PORTLAW, IRELAND – Well… what did you expect?
When all is said and done, it’s “Inflate or Die.” Fed chief Jay Powell didn’t want to die.
Yesterday, he put his cards on the table. He said “incoming data” tell him that there are “uncertainties” and “concerns about the strength of the global economy.”
In a free, healthy economy, markets would weigh those data and signal to investors, bankers, lenders, and savers in prices, giving them a clear and honest measure of what was going on.
Instead, in our late, degenerate, Fed-managed system, a central planner decides for himself what short-term interest rates should be… thereby distorting the most important price signal in capitalism… and corrupting the whole shebang.
So, Mr. Powell put out the word that he was prepared to cut rates. The Dow shot up immediately. And the S&P crossed the 3,000 mark for the first time ever.
No Real Boom
But wait… as we told you last week, you don’t get a classic Dow Theory buy signal unless and until a new high in the Dow Jones Transportation Average confirms a new high in the Dow Jones Industrial Average.
The transportation stocks – trucks, ships, and trains – tell us when real goods are moving. If they’re not moving, there’s no real boom.
And guess what? Transports didn’t go up yesterday. They went down. Freight volumes are down, most likely because the economy is slipping and sliding towards a slump.
And as the day wore on, investors began to realize that a few basis points of cuts were not going to make much difference.
The S&P backed away from the 3,000 mark. And when the bell rang, the Dow was still up… but not significantly.
More importantly, gold seems to have gotten a peek at Mr. Powell’s cards; it’s growing bolder.
While the Dow was up 0.29%, gold was up five times as much – 1.45%. The only way the feds can hold off a correction is by inflating. Everything else is bluff and BS… and gold investors know it.
And trying to goose up stocks with a few cuts to the federal funds rate won’t be enough to stave off the inevitable.

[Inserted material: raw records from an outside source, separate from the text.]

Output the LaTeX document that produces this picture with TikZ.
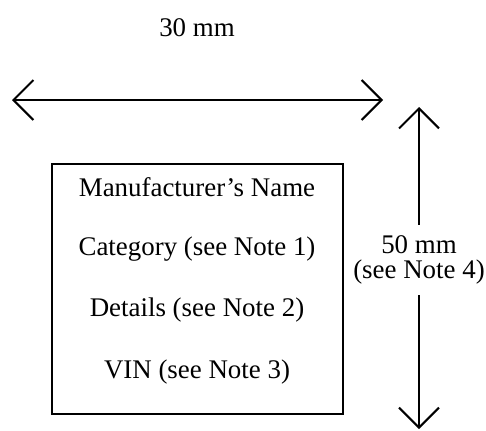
\documentclass[tikz,border=0pt]{standalone}
\usepackage{fontspec}
\setmainfont{Liberation Serif}
\usetikzlibrary{arrows.meta}

\tikzset{
  dimline/.style={line width=2bp, {Straight Barb[length=20bp,width=40bp,line width=2bp]}-{Straight Barb[length=20bp,width=40bp,line width=2bp]}},
  halfdim/.style={line width=2bp, -{Straight Barb[length=20bp,width=40bp,line width=2bp]}},
  labeltext/.style={inner sep=0pt, font=\fontsize{27}{25}\selectfont}
}

\begin{document}
\begin{tikzpicture}[x=1bp, y=-1bp]
\useasboundingbox (0,0) rectangle (486,430);

\def\xl{12}; % arrow left
\def\xr{383}; % arrow right
\def\yh{100};

\def\xv{419}; % vertical arrow
\def\yt{107};
\def\yb{429};

\def\xc{197}; % box middle
\def\dy{61.7};

% width
\coordinate (wl) at (\xl, \yh);
\coordinate (wr) at (\xr, \yh);
\draw[dimline] (wl) -- (wr);
\node[labeltext] (wlabel) at (\xc, 28) {30 mm};

% plate
\node[draw, line width=2bp, minimum width=291bp, minimum height=250bp] (plate) at (197.5, 289) {};
\node[labeltext] (maker) at (\xc, 187) {Manufacturer's Name};
\node[labeltext] (cat) at (\xc, 187+\dy) {Category (see Note 1)};
\node[labeltext] (det) at (\xc, 187+2*\dy) {Details (see Note 2)};
\node[labeltext] (vin) at (\xc, 187+3*\dy) {VIN (see Note 3)};

% height
\coordinate (ht) at (\xv, \yt);
\coordinate (hb) at (\xv, \yb);
\node[labeltext, align=center, inner ysep=11bp] (hlabel) at (\xv, 260) {50 mm\\(see Note 4)};
\draw[halfdim] (hlabel.north) -- (ht);
\draw[halfdim] (hlabel.south) -- (hb);

\end{tikzpicture}
\end{document}
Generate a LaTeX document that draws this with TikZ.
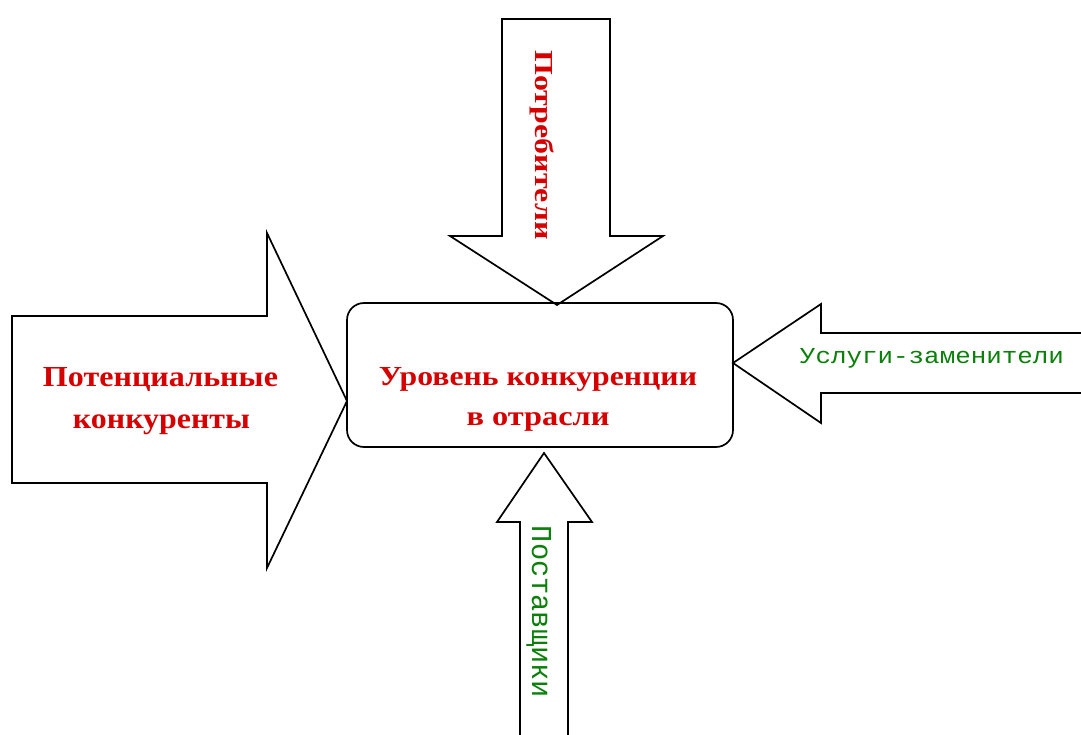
\documentclass[tikz,border=0pt]{standalone}
\usepackage{fontspec}
\setmainfont{Liberation Serif}
\newfontfamily\monofnt{Liberation Mono}
\usepackage{graphicx}
\definecolor{txtred}{RGB}{215,0,0}
\definecolor{txtgreen}{RGB}{10,128,10}
\newcommand\fitcap[3]{\resizebox{#1}{#2}{\smash{#3}\rule{0pt}{\fontcharht\font`H}}}
\tikzset{
  blockarrow/.style={draw=black, line width=1.7pt, fill=white, line join=miter},
  mainbox/.style={draw=black, line width=1.7pt, rounded corners=17pt, minimum width=386pt, minimum height=144pt, inner sep=0pt},
  redlabel/.style={text=txtred, font=\bfseries, inner sep=0pt, anchor=base},
  greenlabel/.style={text=txtgreen, font=\monofnt, inner sep=0pt, anchor=base}
}
\begin{document}
\begin{tikzpicture}[x=1pt, y=-1pt]
\useasboundingbox[fill=white] (0,0) rectangle (1081,735);
% top arrow (Потребители)
\draw[blockarrow] (502,19) -- (610,19) -- (610,236) -- (663,236) -- (557,305) -- (450,236) -- (502,236) -- cycle;
% left arrow (Потенциальные конкуренты)
\draw[blockarrow] (12,316) -- (267,316) -- (267,233) -- (347,401) -- (267,568) -- (267,483) -- (12,483) -- cycle;
% right arrow (Услуги-заменители)
\draw[blockarrow] (1081,333) -- (821,333) -- (821,304) -- (733,363) -- (821,423) -- (821,393) -- (1081,393);
% bottom arrow (Поставщики)
\draw[blockarrow] (520,735) -- (520,522) -- (497,522) -- (544,453) -- (592,522) -- (568,522) -- (568,735);
% central box
\node[mainbox] (box) at (540,375) {};
% labels
\node[redlabel] (ur1) at (538,385) {\fitcap{318pt}{18pt}{Уровень конкуренции}};
\node[redlabel] (ur2) at (538,425) {\fitcap{143pt}{18pt}{в отрасли}};
\node[redlabel] (pk1) at (160.5,386) {\fitcap{235pt}{19pt}{Потенциальные}};
\node[redlabel] (pk2) at (161.5,428) {\fitcap{177pt}{19pt}{конкуренты}};
\node[redlabel, rotate=-90] (potr) at (535,145) {\fitcap{189pt}{17pt}{Потребители}};
\node[greenlabel] (usl) at (932,363) {\fitcap{264pt}{15pt}{Услуги-заменители}};
\node[greenlabel, rotate=-90] (post) at (532,612) {\fitcap{172pt}{19pt}{Поставщики}};
\end{tikzpicture}
\end{document}
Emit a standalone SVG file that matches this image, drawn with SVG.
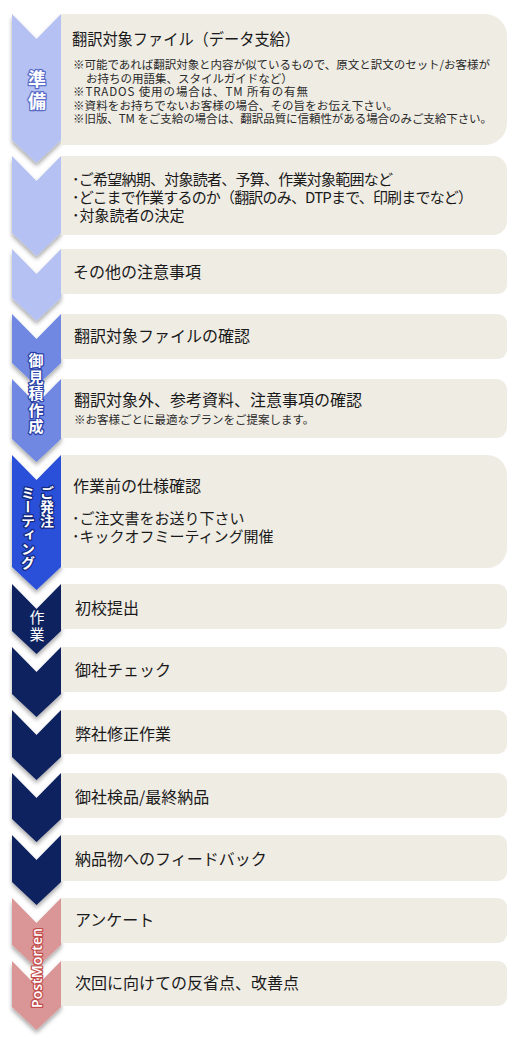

First, the Fed doesn’t have many rates to cut. It’s kept its key interest rate below the rate of consumer price inflation for almost an entire decade. There’s not much juice left in that lemon.
An interest rate reduction by the Federal Reserve, if it were to happen, probably wouldn’t lead to a big increase in stocks, the chief U.S. equity strategist at Goldman Sachs told CNBC on Tuesday.
“A lot of that rise in the market, in my estimation, is already behind us,” said Goldman’s David Kostin in a “Squawk on the Street” interview. “Ninety percent of that rally has been about multiple expansion.”
Morgan Stanley has drawn the right conclusion. As Investopedia reported:
We think a repeated lesson for stocks over the last 30 years has been that when easier policy collides with weaker growth, the latter usually matters more for returns,” Sheets [Andrew Sheets, chief cross-asset strategist with Morgan Stanley] wrote this week in a note to clients. Mike Wilson, chief U.S. equity strategist and chief investment officer (CIO) at Morgan Stanley, has an even more downbeat view. His bull case foresees a gain of less than 1% for the S&P 500 through mid-2020, and his base case projects a 7.6% loss, per a recent Weekly Warm Up report.
A few basis points of Fed cuts are not going to change this outlook. And as the slowdown becomes more apparent, the feds will become more desperate. They will move from monetary inflation to fiscal inflation. That is, they will turn away from the Fed’s Eccles Building and toward the D.C. Swamp.
Democratic candidates are already pushing for it. Student loan forgiveness… more infrastructure spending… a new, green agenda… “Economic patriotism” – all ways to inflate the economy.
And our guess is that Mr. Trump will upstage them all with bigger boondoggles of his own.
In other words, inflation will move from Wall Street to Main Street… from the financial economy to the consumer economy. Instead of inflating stock prices, it will inflate consumer prices.
And that will set feet a-dancing – in the gold market.